Eric Bana and Edward Norton both add their mark to the role, with Bana giving 110% to a part that already goes overboard, and Norton showing paranoid reluctance with every move his Banner makes. While neither has the bright-eyed charm of Mark Ruffalo or the brute force of Lou Ferrigno, they are each perfectly cast in their own ways. With Tatiana Maslany next up to take on the role of She-Hulk, it will be interesting which iteration she models her alter ego after.

Hulk, or "Professor Hulk" as we now know him in the MCU.

Marvel Entertainment

In both of these Hulks, the beginnings of Marvel's movie empire is visible, but each reflects an extreme on the tonal spectrum all 23 interconnected films explore. Hulk shows all the heart and visual humor seen in later MCU movies like Guardians of the Galaxy vol. 2 and Thor: Ragnarok. The Incredible Hulk shows how the MCU can take the spy thriller genre and add a superhero bend to it, like in Captain America: The Winter Soldier and the upcoming Black Widow.

In between, we find the platonic ideal of the Marvel movie, something that plays off existing genres while still maintaining a distinct comic book quality and humor.
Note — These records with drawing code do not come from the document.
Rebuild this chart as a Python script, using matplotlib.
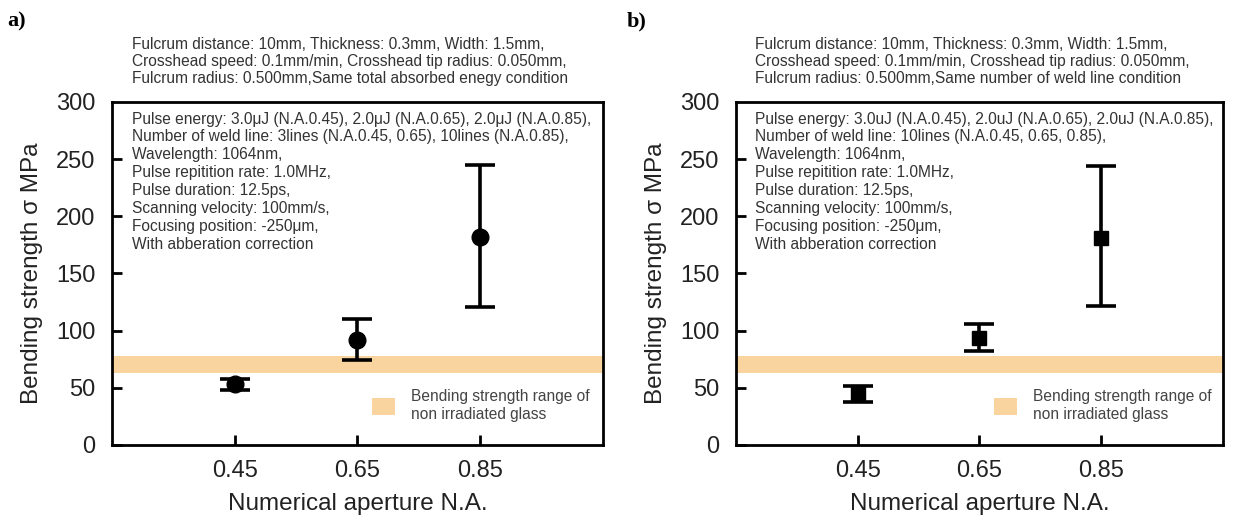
import matplotlib.pyplot as plt
from matplotlib.patches import Patch

plt.rcParams['font.family'] = ['Liberation Sans', 'DejaVu Sans']

# ------------------------ Data ------------------------
na = [0.45, 0.65, 0.85]
na_labels = ['0.45', '0.65', '0.85']

# a) same total absorbed energy condition
strength_a = [53, 92, 182]
err_low_a = [5, 18, 61]
err_high_a = [5, 18, 63]

# b) same number of weld line condition
strength_b = [45, 94, 181]
err_low_b = [7, 12, 59]
err_high_b = [7, 12, 63]

# bending strength range of non irradiated glass
glass_low, glass_high = 63, 78

yticks = [0, 50, 100, 150, 200, 250, 300]

top_a = ("Fulcrum distance: 10mm, Thickness: 0.3mm, Width: 1.5mm,\n"
         "Crosshead speed: 0.1mm/min, Crosshead tip radius: 0.050mm,\n"
         "Fulcrum radius: 0.500mm,Same total absorbed enegy condition")
top_b = ("Fulcrum distance: 10mm, Thickness: 0.3mm, Width: 1.5mm,\n"
         "Crosshead speed: 0.1mm/min, Crosshead tip radius: 0.050mm,\n"
         "Fulcrum radius: 0.500mm,Same number of weld line condition")
box_a = ("Pulse energy: 3.0\u03bcJ (N.A.0.45), 2.0\u03bcJ (N.A.0.65), 2.0\u03bcJ (N.A.0.85),\n"
         "Number of weld line: 3lines (N.A.0.45, 0.65), 10lines (N.A.0.85),\n"
         "Wavelength: 1064nm,\n"
         "Pulse repitition rate: 1.0MHz,\n"
         "Pulse duration: 12.5ps,\n"
         "Scanning velocity: 100mm/s,\n"
         "Focusing position: -250\u03bcm,\n"
         "With abberation correction")
box_b = ("Pulse energy: 3.0uJ (N.A.0.45), 2.0uJ (N.A.0.65), 2.0uJ (N.A.0.85),\n"
         "Number of weld line: 10lines (N.A.0.45, 0.65, 0.85),\n"
         "Wavelength: 1064nm,\n"
         "Pulse repitition rate: 1.0MHz,\n"
         "Pulse duration: 12.5ps,\n"
         "Scanning velocity: 100mm/s,\n"
         "Focusing position: -250\u03bcm,\n"
         "With abberation correction")

band_color = '#f9d49e'
txt_color = '#333333'

# ------------------------ Figure ------------------------
fig = plt.figure(figsize=(12.33, 5.27), dpi=100)
ax_a = fig.add_axes([0.0908, 0.1556, 0.3982, 0.6509])
ax_b = fig.add_axes([0.5969, 0.1556, 0.3950, 0.6509])


def draw_panel(ax, vals, lo, hi, marker, msize, top_txt, box_txt):
    ax.axhspan(glass_low, glass_high, color=band_color, lw=0, zorder=1)
    ax.errorbar(na, vals, yerr=[lo, hi], fmt=marker, color='black',
                markersize=msize, elinewidth=2.6, capsize=11, capthick=2.6,
                zorder=3)
    ax.set_xlim(0.25, 1.05)
    ax.set_ylim(0, 300)
    ax.set_xticks(na)
    ax.set_xticklabels(na_labels)
    ax.set_yticks(yticks)
    ax.tick_params(axis='both', direction='in', length=7, width=2,
                   labelsize=17, labelcolor='#222222')
    ax.tick_params(axis='x', pad=11)
    ax.tick_params(axis='y', pad=12)
    # no tick mark at 300 (box top)
    ax.yaxis.get_major_ticks()[-1].tick1line.set_visible(False)
    for s in ax.spines.values():
        s.set_linewidth(2)
    ax.set_xlabel('Numerical aperture N.A.', fontsize=17.5, color='#222222',
                  labelpad=8)
    ax.set_ylabel('Bending strength \u03c3 MPa', fontsize=17.5,
                  color='#222222', labelpad=9)
    ax.text(0.04, 0.972, box_txt, transform=ax.transAxes, ha='left',
            va='top', fontsize=11.2, color=txt_color, linespacing=1.24)
    ax.text(0.04, 1.048, top_txt, transform=ax.transAxes, ha='left',
            va='bottom', fontsize=11.2, color=txt_color, linespacing=1.16,
            clip_on=False)
    handle = Patch(facecolor=band_color, edgecolor='none')
    ax.legend([handle], ['Bending strength range of\nnon irradiated glass'],
              loc='lower left', bbox_to_anchor=(0.517, 0.05),
              frameon=False, fontsize=11.2, labelcolor='#444444',
              handlelength=1.5, handleheight=1.3, handletextpad=1.0,
              borderaxespad=0)


draw_panel(ax_a, strength_a, err_low_a, err_high_a, 'o', 12, top_a, box_a)
draw_panel(ax_b, strength_b, err_low_b, err_high_b, 's', 10, top_b, box_b)

fig.text(0.006, 0.978, 'a)', fontsize=16, fontweight='bold',
         family='Liberation Serif', va='top')
fig.text(0.508, 0.978, 'b)', fontsize=16, fontweight='bold',
         family='Liberation Serif', va='top')

fig.savefig('out.png', dpi=100)
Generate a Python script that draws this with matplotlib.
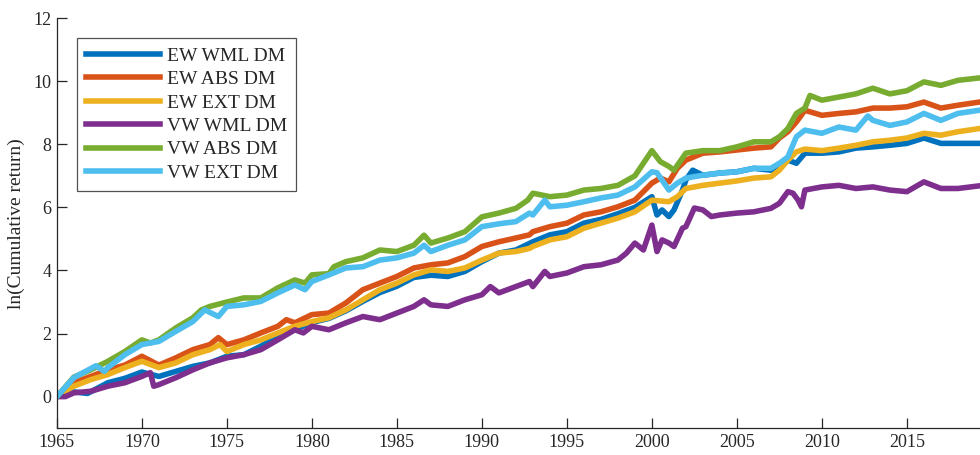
import numpy as np
import matplotlib
matplotlib.use("Agg")
import matplotlib.pyplot as plt

# series: (year, ln cumulative return)
ew_wml_x = [1965, 1965.5, 1966, 1966.8, 1968, 1969, 1970, 1971, 1972, 1973, 1974, 1975, 1976, 1977,
            1978, 1979, 1980, 1981, 1982, 1983, 1984, 1985, 1986, 1987, 1988, 1989, 1990, 1991, 1992,
            1993, 1994, 1995, 1996, 1997, 1998, 1999, 2000, 2000.3, 2000.6, 2001, 2001.3, 2001.8, 2002,
            2002.4, 2003, 2004, 2005, 2006, 2007, 2007.5, 2008, 2008.5, 2009, 2010, 2011, 2012, 2013,
            2014, 2015, 2016, 2017, 2018, 2019.5]
ew_wml_y = [0, 0.1, 0.15, 0.1, 0.44, 0.58, 0.78, 0.64, 0.8, 0.96, 1.07, 1.28, 1.33, 1.6,
            1.91, 2.12, 2.35, 2.48, 2.72, 3.02, 3.3, 3.5, 3.78, 3.85, 3.81, 3.97, 4.28, 4.55, 4.65,
            4.91, 5.13, 5.23, 5.5, 5.62, 5.8, 6.0, 6.34, 5.76, 5.92, 5.71, 5.92, 6.55, 6.87,
            7.18, 7.02, 7.09, 7.13, 7.24, 7.18, 7.29, 7.5, 7.4, 7.72, 7.72, 7.76, 7.88, 7.92,
            7.97, 8.03, 8.2, 8.03, 8.03, 8.03]

ew_abs_x = [1965, 1966, 1967, 1968, 1969, 1970, 1971, 1972, 1973, 1974, 1974.5, 1975, 1976, 1977,
            1978, 1978.5, 1979, 1980, 1981, 1982, 1983, 1984, 1985, 1986, 1987, 1988, 1989, 1990,
            1991, 1992, 1992.8, 1993, 1994, 1995, 1996, 1997, 1998, 1999, 2000, 2000.5, 2001, 2001.5,
            2002, 2003, 2004, 2005, 2006, 2007, 2007.5, 2008, 2008.5, 2009, 2010, 2011, 2012, 2013,
            2014, 2015, 2016, 2017, 2018, 2019.5]
ew_abs_y = [0, 0.44, 0.64, 0.85, 1.0, 1.28, 1.0, 1.23, 1.49, 1.65, 1.87, 1.65, 1.8, 2.02,
            2.23, 2.44, 2.34, 2.6, 2.65, 2.97, 3.39, 3.6, 3.81, 4.08, 4.18, 4.24, 4.44, 4.76,
            4.91, 5.03, 5.13, 5.23, 5.39, 5.5, 5.76, 5.86, 6.02, 6.23, 6.77, 6.93, 6.81, 7.24,
            7.5, 7.72, 7.76, 7.82, 7.88, 7.92, 8.2, 8.4, 8.71, 9.08, 8.92, 8.98, 9.03, 9.15,
            9.15, 9.19, 9.34, 9.15, 9.24, 9.36]

ew_ext_x = [1965, 1966, 1967, 1968, 1969, 1970, 1971, 1972, 1973, 1974, 1974.6, 1975, 1976, 1977,
            1978, 1979, 1980, 1981, 1982, 1983, 1984, 1985, 1986, 1987, 1988, 1989, 1990, 1991, 1992,
            1992.8, 1993, 1994, 1995, 1996, 1997, 1998, 1999, 2000, 2001, 2001.5, 2002, 2003, 2004,
            2005, 2006, 2007, 2007.5, 2008, 2008.5, 2009, 2010, 2011, 2012, 2013, 2014, 2015, 2016,
            2017, 2018, 2019.5]
ew_ext_y = [0, 0.33, 0.54, 0.7, 0.92, 1.12, 0.92, 1.07, 1.33, 1.49, 1.65, 1.43, 1.65, 1.8,
            2.02, 2.23, 2.38, 2.5, 2.75, 3.07, 3.39, 3.6, 3.86, 4.02, 3.97, 4.08, 4.33, 4.55, 4.6,
            4.7, 4.76, 4.97, 5.07, 5.34, 5.5, 5.66, 5.86, 6.23, 6.18, 6.34, 6.6, 6.7, 6.77,
            6.84, 6.93, 6.97, 7.18, 7.5, 7.76, 7.85, 7.8, 7.88, 7.97, 8.08, 8.13, 8.2, 8.35,
            8.29, 8.4, 8.52]

vw_wml_x = [1965, 1965.5, 1966, 1967, 1968, 1969, 1970, 1970.5, 1970.7, 1971, 1972, 1973, 1974,
            1975, 1976, 1977, 1978, 1979, 1979.5, 1980, 1981, 1982, 1983, 1984, 1985, 1986, 1986.6,
            1987, 1988, 1989, 1990, 1990.5, 1991, 1992, 1992.8, 1993, 1993.7, 1994, 1995, 1996, 1997,
            1998, 1998.5, 1999, 1999.5, 2000, 2000.3, 2000.6, 2001, 2001.3, 2001.8, 2002, 2002.5,
            2003, 2003.5, 2004, 2005, 2006, 2007, 2007.5, 2008, 2008.3, 2008.6, 2008.8, 2009, 2010,
            2011, 2012, 2013, 2014, 2015, 2016, 2017, 2018, 2019.5]
vw_wml_y = [0, 0, 0.12, 0.17, 0.33, 0.44, 0.64, 0.76, 0.33, 0.38, 0.6, 0.85, 1.07,
            1.23, 1.33, 1.49, 1.8, 2.12, 2.02, 2.23, 2.12, 2.34, 2.54, 2.44, 2.65, 2.86, 3.07,
            2.91, 2.86, 3.07, 3.23, 3.49, 3.29, 3.49, 3.65, 3.49, 3.97, 3.81, 3.92, 4.12, 4.18,
            4.33, 4.55, 4.87, 4.65, 5.44, 4.6, 4.97, 4.87, 4.76, 5.34, 5.39, 5.98,
            5.92, 5.71, 5.76, 5.82, 5.86, 5.97, 6.13, 6.5, 6.45, 6.23, 6.02, 6.55, 6.65,
            6.7, 6.6, 6.65, 6.55, 6.5, 6.81, 6.6, 6.6, 6.7]

vw_abs_x = [1965, 1966, 1967, 1968, 1969, 1970, 1970.5, 1971, 1972, 1973, 1973.5, 1974, 1975, 1976,
            1977, 1978, 1979, 1979.6, 1980, 1981, 1981.3, 1982, 1983, 1984, 1985, 1986, 1986.6, 1987,
            1988, 1989, 1990, 1991, 1992, 1992.7, 1993, 1994, 1995, 1996, 1997, 1998, 1999, 2000,
            2000.5, 2001, 2001.3, 2002, 2003, 2004, 2005, 2006, 2007, 2007.5, 2008, 2008.5, 2009,
            2009.3, 2010, 2011, 2012, 2013, 2014, 2015, 2016, 2017, 2018, 2019.5]
vw_abs_y = [0, 0.62, 0.85, 1.12, 1.43, 1.8, 1.7, 1.8, 2.18, 2.5, 2.75, 2.86, 3.0, 3.13,
            3.13, 3.45, 3.7, 3.6, 3.86, 3.9, 4.12, 4.28, 4.4, 4.65, 4.6, 4.8, 5.12, 4.87,
            5.03, 5.23, 5.7, 5.82, 5.97, 6.23, 6.45, 6.34, 6.39, 6.55, 6.6, 6.7, 7.0, 7.8,
            7.45, 7.3, 7.18, 7.72, 7.8, 7.8, 7.92, 8.08, 8.08, 8.24, 8.5, 8.98, 9.15,
            9.55, 9.4, 9.5, 9.6, 9.78, 9.6, 9.7, 9.98, 9.87, 10.03, 10.12]

vw_ext_x = [1965, 1966, 1967.3, 1967.8, 1968, 1969, 1970, 1971, 1972, 1973, 1973.7, 1974.5, 1975,
            1976, 1977, 1978, 1979, 1979.6, 1980, 1981, 1982, 1983, 1984, 1985, 1986, 1986.6, 1987,
            1988, 1989, 1990, 1991, 1992, 1992.8, 1993, 1993.7, 1994, 1995, 1996, 1997, 1998, 1999,
            2000, 2000.3, 2001, 2001.5, 2002, 2003, 2004, 2005, 2006, 2007, 2007.5, 2008, 2008.5,
            2009, 2010, 2011, 2012, 2012.7, 2013, 2014, 2015, 2016, 2017, 2018, 2019.5]
vw_ext_y = [0, 0.6, 0.98, 0.8, 0.92, 1.33, 1.65, 1.75, 2.07, 2.38, 2.75, 2.54, 2.86,
            2.91, 3.02, 3.29, 3.54, 3.39, 3.65, 3.86, 4.08, 4.12, 4.33, 4.4, 4.55, 4.8, 4.6,
            4.8, 4.97, 5.39, 5.48, 5.55, 5.82, 5.76, 6.23, 6.02, 6.07, 6.18, 6.3, 6.39, 6.65,
            7.13, 7.1, 6.55, 6.77, 6.93, 7.02, 7.09, 7.13, 7.24, 7.24, 7.4, 7.6, 8.24,
            8.45, 8.35, 8.55, 8.45, 8.9, 8.76, 8.6, 8.71, 8.98, 8.76, 8.98, 9.1]

series = [
    ("EW WML DM", ew_wml_x, ew_wml_y, "#0072BD"),
    ("EW ABS DM", ew_abs_x, ew_abs_y, "#D95319"),
    ("EW EXT DM", ew_ext_x, ew_ext_y, "#EDB120"),
    ("VW WML DM", vw_wml_x, vw_wml_y, "#7E2F8E"),
    ("VW ABS DM", vw_abs_x, vw_abs_y, "#77AC30"),
    ("VW EXT DM", vw_ext_x, vw_ext_y, "#4DBEEE"),
]

plt.rcParams['font.family'] = ['Liberation Serif', 'DejaVu Serif']
axis_col = "#262626"

fig = plt.figure(figsize=(9.8, 4.55), dpi=100)
ax = fig.add_axes([0.058, 0.059, 0.942, 0.901])

for name, x, y, col in series:
    ax.plot(x, y, color=col, linewidth=4.0, label=name, solid_joinstyle='round')

ax.set_xlim(1965, 2019.3)
ax.set_ylim(-1, 12)
ax.set_xticks(np.arange(1965, 2016, 5))
ax.set_yticks(np.arange(0, 13, 2))
ax.tick_params(direction='in', length=7, width=0.9, colors=axis_col, labelsize=13, pad=4)
for s in ['top', 'right']:
    ax.spines[s].set_visible(False)
for s in ['left', 'bottom']:
    ax.spines[s].set_color(axis_col)
    ax.spines[s].set_linewidth(0.9)
ax.set_ylabel("ln(Cumulative return)", fontsize=14, color=axis_col, labelpad=6)

leg = ax.legend(loc='upper left', bbox_to_anchor=(0.0217, 0.951), borderaxespad=0,
                fontsize=14, frameon=True, fancybox=False, handlelength=3.8,
                handletextpad=0.4, labelspacing=0.3, borderpad=0.45)
leg.get_frame().set_edgecolor(axis_col)
leg.get_frame().set_linewidth(0.9)
for t in leg.get_texts():
    t.set_color(axis_col)

fig.savefig("out.png", dpi=100)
The Avengers and the following team-up movies fell smack in the middle of these two Hulk movies, turning the Marvel franchise into a movie genre in its own right.

Without both of these Hulk movies, the MCU wouldn't be what it is today. Cinema is often built on risks, and it's difficult to think of a bigger cinematic risk than a multi-phase, interweaving franchise with the potential to last decades. It's understandable the first tries wouldn't be Oscar-worthy.

Just as we wouldn't have jumbo jets without the first initial failures by the Wright Brothers, we wouldn't have the MCU without these first Hulks. Watching both back-to-back may not be the same as The Godfather Parts One and Two, but an argument could be made they represent the beginning of the greatest movie saga in history.